### WORK REQUIRED
Reproduce, character for character, the lines below from the first through the one with "tempo_times = [0.0, 0.25]". Leave pictures out.

### INFORMATION SHOWN
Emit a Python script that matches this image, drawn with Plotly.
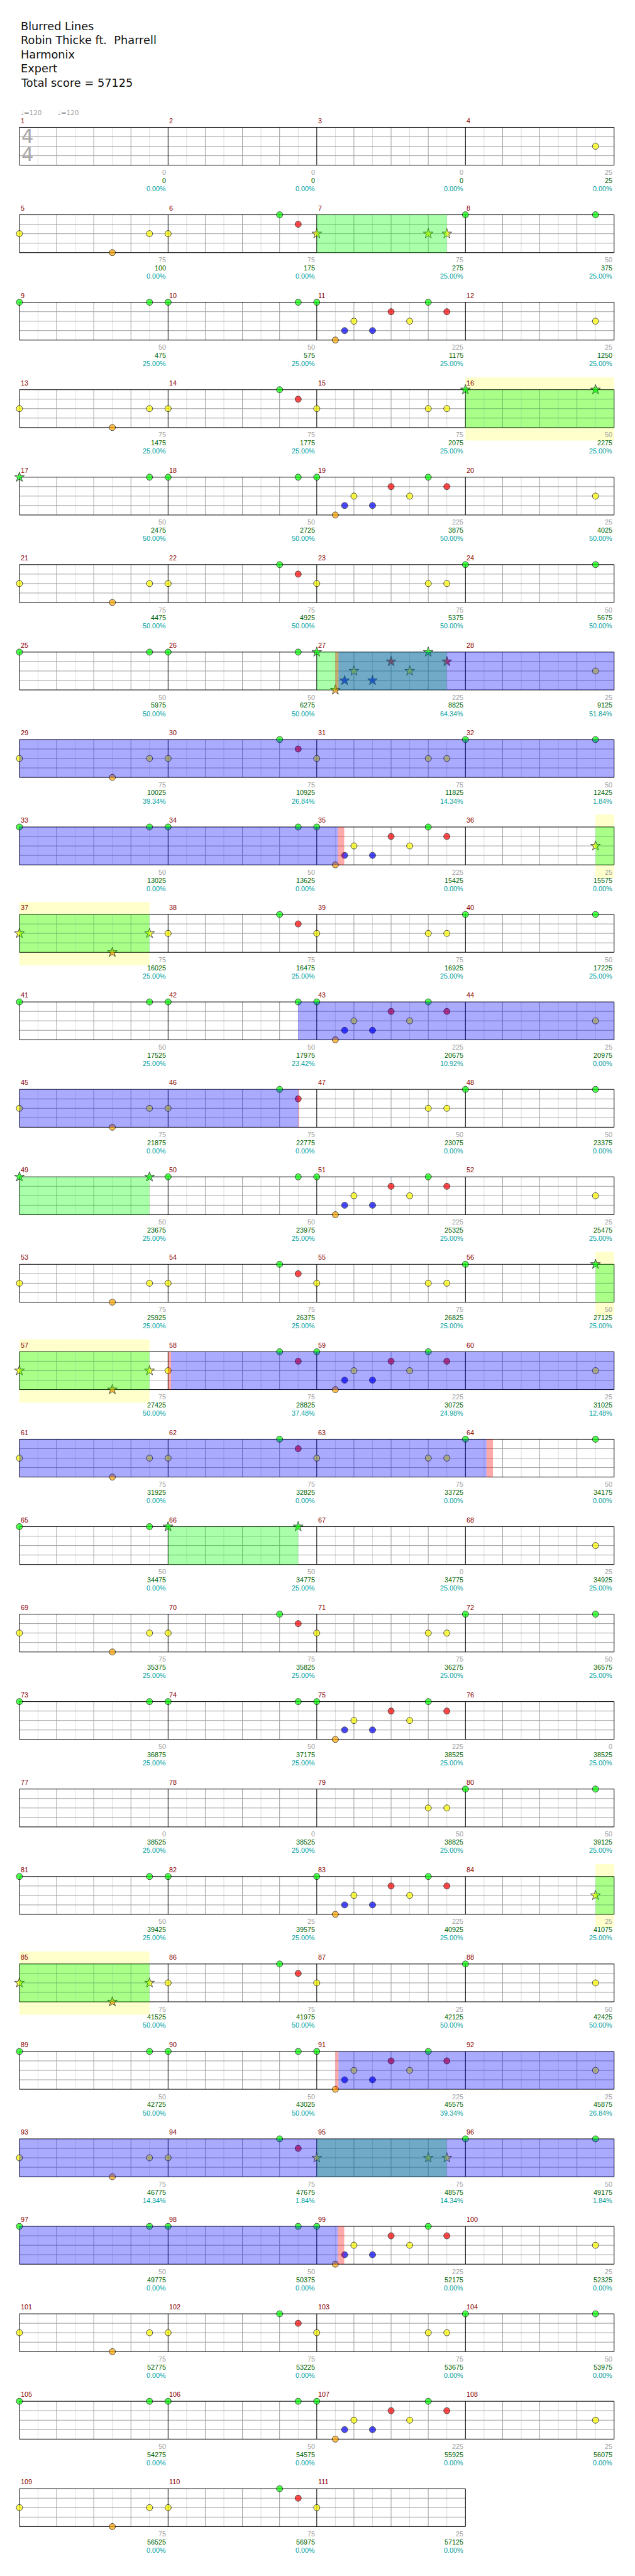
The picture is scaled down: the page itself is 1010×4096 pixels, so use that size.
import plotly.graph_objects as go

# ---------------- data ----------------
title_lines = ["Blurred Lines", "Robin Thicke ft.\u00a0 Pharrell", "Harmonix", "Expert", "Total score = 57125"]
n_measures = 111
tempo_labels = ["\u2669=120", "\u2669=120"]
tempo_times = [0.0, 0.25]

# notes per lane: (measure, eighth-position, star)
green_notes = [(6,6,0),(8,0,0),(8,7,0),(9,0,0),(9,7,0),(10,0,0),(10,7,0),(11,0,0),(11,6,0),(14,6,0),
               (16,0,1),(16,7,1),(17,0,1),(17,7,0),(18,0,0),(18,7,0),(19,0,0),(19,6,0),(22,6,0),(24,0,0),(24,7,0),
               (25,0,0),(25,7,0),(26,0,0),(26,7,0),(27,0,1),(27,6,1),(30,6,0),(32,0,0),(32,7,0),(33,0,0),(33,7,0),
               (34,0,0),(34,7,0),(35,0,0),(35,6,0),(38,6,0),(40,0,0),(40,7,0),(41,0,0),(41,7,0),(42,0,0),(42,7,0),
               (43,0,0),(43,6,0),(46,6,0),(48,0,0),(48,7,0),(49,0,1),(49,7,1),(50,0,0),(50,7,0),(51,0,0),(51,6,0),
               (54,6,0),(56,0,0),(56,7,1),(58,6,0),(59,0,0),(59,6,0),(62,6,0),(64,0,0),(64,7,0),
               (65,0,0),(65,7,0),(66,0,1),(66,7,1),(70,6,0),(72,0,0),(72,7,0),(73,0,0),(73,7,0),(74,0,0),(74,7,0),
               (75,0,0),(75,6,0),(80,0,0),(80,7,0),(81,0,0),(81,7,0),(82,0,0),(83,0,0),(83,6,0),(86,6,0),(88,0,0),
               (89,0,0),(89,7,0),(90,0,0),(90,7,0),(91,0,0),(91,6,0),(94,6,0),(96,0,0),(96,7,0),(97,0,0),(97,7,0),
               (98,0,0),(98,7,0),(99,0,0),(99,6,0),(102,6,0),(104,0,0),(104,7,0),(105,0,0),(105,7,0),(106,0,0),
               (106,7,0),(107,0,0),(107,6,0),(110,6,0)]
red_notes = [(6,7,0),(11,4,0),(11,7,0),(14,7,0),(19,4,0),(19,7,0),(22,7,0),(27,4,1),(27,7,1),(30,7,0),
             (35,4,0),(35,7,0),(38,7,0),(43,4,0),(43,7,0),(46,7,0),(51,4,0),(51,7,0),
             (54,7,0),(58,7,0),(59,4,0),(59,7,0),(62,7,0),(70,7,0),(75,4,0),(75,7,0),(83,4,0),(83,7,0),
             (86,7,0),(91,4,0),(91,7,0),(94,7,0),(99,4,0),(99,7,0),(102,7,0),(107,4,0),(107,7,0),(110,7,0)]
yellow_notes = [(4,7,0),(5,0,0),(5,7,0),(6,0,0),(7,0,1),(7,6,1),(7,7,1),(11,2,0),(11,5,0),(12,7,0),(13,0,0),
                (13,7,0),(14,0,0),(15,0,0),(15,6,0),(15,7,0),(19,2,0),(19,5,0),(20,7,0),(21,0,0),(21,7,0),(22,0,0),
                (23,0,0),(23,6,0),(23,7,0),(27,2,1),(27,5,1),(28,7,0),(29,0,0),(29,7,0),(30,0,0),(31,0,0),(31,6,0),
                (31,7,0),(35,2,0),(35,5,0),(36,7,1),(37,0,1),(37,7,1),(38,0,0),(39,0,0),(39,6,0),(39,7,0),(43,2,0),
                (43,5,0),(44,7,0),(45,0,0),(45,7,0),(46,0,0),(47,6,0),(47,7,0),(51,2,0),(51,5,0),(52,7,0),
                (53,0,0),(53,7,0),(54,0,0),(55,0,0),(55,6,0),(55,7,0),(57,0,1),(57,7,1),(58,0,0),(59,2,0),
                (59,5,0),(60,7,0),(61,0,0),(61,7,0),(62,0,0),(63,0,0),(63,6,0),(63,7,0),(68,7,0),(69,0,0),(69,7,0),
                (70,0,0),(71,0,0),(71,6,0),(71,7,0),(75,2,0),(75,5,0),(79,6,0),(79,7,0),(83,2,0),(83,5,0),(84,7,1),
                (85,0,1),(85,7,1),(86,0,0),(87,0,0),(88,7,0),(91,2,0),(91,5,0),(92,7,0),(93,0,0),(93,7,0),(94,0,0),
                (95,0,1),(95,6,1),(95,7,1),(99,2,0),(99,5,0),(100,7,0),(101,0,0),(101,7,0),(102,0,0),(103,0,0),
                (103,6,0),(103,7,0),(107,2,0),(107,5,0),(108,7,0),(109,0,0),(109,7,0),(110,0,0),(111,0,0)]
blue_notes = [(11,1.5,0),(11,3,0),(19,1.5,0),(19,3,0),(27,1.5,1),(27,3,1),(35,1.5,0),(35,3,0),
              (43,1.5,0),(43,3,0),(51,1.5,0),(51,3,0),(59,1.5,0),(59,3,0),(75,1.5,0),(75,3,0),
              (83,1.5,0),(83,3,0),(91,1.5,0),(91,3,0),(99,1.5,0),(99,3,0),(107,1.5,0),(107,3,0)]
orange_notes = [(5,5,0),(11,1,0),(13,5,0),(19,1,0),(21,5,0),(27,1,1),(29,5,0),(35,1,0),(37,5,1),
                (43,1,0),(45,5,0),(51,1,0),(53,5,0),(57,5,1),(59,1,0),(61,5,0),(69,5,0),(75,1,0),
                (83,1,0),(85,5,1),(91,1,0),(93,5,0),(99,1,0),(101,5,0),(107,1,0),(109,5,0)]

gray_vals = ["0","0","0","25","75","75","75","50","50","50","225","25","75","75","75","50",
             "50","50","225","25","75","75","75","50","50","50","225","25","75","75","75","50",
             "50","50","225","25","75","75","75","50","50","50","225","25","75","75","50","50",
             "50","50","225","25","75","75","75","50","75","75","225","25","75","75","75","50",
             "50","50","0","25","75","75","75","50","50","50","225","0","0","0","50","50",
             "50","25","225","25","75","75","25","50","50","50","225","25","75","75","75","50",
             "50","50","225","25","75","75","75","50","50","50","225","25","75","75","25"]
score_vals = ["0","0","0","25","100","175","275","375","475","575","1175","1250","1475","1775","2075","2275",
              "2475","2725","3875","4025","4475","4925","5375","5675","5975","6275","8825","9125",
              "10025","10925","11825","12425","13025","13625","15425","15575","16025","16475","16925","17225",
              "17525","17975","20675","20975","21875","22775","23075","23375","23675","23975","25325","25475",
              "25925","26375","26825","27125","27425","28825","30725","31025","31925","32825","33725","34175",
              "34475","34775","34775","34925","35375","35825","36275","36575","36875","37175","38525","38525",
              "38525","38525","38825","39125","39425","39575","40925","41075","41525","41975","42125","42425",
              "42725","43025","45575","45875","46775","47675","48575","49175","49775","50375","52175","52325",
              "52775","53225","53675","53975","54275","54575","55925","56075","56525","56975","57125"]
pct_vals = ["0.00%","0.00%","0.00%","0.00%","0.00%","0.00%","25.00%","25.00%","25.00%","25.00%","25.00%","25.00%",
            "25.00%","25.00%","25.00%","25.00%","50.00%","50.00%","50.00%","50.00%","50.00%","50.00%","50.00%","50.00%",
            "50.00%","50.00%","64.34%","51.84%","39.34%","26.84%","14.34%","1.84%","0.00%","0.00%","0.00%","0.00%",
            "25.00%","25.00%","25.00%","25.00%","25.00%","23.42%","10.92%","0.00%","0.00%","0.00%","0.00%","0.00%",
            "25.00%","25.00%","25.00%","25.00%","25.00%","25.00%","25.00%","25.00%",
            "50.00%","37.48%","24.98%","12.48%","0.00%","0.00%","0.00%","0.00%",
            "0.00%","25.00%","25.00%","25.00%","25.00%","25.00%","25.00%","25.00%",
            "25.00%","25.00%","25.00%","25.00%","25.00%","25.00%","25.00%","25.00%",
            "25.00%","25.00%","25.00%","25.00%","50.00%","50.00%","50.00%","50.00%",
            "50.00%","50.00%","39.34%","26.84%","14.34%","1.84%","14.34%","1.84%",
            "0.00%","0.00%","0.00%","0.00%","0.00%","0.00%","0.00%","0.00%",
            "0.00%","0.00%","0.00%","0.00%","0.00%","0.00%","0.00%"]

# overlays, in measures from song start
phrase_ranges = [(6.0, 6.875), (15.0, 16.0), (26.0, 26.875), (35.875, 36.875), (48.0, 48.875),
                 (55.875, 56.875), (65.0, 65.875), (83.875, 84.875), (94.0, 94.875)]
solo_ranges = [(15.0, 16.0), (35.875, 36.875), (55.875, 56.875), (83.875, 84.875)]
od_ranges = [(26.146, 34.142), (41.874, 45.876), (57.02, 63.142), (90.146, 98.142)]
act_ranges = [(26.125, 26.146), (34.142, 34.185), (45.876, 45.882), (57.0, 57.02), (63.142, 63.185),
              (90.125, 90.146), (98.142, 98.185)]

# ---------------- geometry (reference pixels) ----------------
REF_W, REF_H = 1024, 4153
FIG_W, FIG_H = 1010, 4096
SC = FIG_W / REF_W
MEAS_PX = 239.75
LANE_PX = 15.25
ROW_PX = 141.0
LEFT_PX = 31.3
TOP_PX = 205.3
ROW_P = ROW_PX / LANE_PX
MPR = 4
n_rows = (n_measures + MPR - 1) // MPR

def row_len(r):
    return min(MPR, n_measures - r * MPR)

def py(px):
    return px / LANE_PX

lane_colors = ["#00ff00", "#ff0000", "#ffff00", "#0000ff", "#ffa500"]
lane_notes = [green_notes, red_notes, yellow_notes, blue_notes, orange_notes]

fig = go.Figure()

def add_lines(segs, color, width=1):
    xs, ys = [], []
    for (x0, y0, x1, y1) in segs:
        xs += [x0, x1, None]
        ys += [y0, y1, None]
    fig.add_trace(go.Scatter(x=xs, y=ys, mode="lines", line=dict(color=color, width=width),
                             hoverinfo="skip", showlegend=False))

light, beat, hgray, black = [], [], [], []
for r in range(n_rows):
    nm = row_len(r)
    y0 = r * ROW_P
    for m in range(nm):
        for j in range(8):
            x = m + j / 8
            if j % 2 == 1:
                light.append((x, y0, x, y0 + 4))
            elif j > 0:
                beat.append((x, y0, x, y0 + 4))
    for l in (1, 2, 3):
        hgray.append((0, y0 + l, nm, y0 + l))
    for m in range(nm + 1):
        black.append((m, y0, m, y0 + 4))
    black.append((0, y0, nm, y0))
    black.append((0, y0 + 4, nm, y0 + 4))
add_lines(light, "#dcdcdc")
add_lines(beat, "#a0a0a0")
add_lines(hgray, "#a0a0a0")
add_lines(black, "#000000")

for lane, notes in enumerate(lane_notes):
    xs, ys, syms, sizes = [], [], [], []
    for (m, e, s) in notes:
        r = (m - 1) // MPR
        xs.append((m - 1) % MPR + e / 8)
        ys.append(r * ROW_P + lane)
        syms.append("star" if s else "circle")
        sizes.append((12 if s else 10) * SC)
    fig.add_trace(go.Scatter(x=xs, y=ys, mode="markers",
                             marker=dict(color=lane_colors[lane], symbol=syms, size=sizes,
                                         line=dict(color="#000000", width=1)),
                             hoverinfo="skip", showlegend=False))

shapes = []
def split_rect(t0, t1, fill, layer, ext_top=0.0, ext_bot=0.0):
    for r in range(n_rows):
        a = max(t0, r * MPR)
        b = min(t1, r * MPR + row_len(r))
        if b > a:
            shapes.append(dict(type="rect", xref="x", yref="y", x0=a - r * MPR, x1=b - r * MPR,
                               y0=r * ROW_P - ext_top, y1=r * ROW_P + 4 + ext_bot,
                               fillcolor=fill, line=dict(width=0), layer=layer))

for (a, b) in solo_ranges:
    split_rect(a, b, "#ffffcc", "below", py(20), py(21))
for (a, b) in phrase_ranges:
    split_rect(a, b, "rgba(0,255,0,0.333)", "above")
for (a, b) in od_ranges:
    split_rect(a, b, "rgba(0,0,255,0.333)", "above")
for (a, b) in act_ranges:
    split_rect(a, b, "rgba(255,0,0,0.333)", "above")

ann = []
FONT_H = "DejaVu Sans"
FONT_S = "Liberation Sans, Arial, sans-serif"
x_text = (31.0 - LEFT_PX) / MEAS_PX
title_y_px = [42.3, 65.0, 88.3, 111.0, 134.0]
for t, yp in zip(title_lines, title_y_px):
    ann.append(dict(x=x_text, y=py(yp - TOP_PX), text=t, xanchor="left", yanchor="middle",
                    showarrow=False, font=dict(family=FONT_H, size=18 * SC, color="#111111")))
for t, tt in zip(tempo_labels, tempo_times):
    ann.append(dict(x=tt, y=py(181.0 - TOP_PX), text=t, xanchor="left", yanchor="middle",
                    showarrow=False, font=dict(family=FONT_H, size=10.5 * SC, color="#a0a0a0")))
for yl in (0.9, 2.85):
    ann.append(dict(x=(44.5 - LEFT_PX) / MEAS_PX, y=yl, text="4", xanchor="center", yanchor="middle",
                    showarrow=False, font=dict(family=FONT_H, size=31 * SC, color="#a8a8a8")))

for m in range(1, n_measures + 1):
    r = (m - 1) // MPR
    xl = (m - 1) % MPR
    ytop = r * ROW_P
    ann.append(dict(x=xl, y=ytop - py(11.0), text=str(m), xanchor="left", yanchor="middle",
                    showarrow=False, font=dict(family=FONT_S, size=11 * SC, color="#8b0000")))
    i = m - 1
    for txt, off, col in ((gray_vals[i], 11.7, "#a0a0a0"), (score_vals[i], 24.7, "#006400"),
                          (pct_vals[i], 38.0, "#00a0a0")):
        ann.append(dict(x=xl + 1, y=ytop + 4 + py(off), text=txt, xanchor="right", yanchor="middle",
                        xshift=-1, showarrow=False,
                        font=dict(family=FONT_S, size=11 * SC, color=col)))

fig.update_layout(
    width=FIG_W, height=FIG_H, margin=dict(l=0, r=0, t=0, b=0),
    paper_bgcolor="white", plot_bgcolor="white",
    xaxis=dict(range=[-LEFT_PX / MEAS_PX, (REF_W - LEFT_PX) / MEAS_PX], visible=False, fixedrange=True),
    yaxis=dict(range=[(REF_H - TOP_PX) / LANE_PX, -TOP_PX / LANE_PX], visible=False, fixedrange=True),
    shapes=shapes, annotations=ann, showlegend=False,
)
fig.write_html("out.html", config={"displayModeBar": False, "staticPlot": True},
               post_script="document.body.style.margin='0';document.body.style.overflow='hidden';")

### REPLY
Emit a Python script that matches this image, drawn with Plotly.
The picture is scaled down: the page itself is 1010×4096 pixels, so use that size.
import plotly.graph_objects as go

# ---------------- data ----------------
title_lines = ["Blurred Lines", "Robin Thicke ft.\u00a0 Pharrell", "Harmonix", "Expert", "Total score = 57125"]
n_measures = 111
tempo_labels = ["\u2669=120", "\u2669=120"]
tempo_times = [0.0, 0.25]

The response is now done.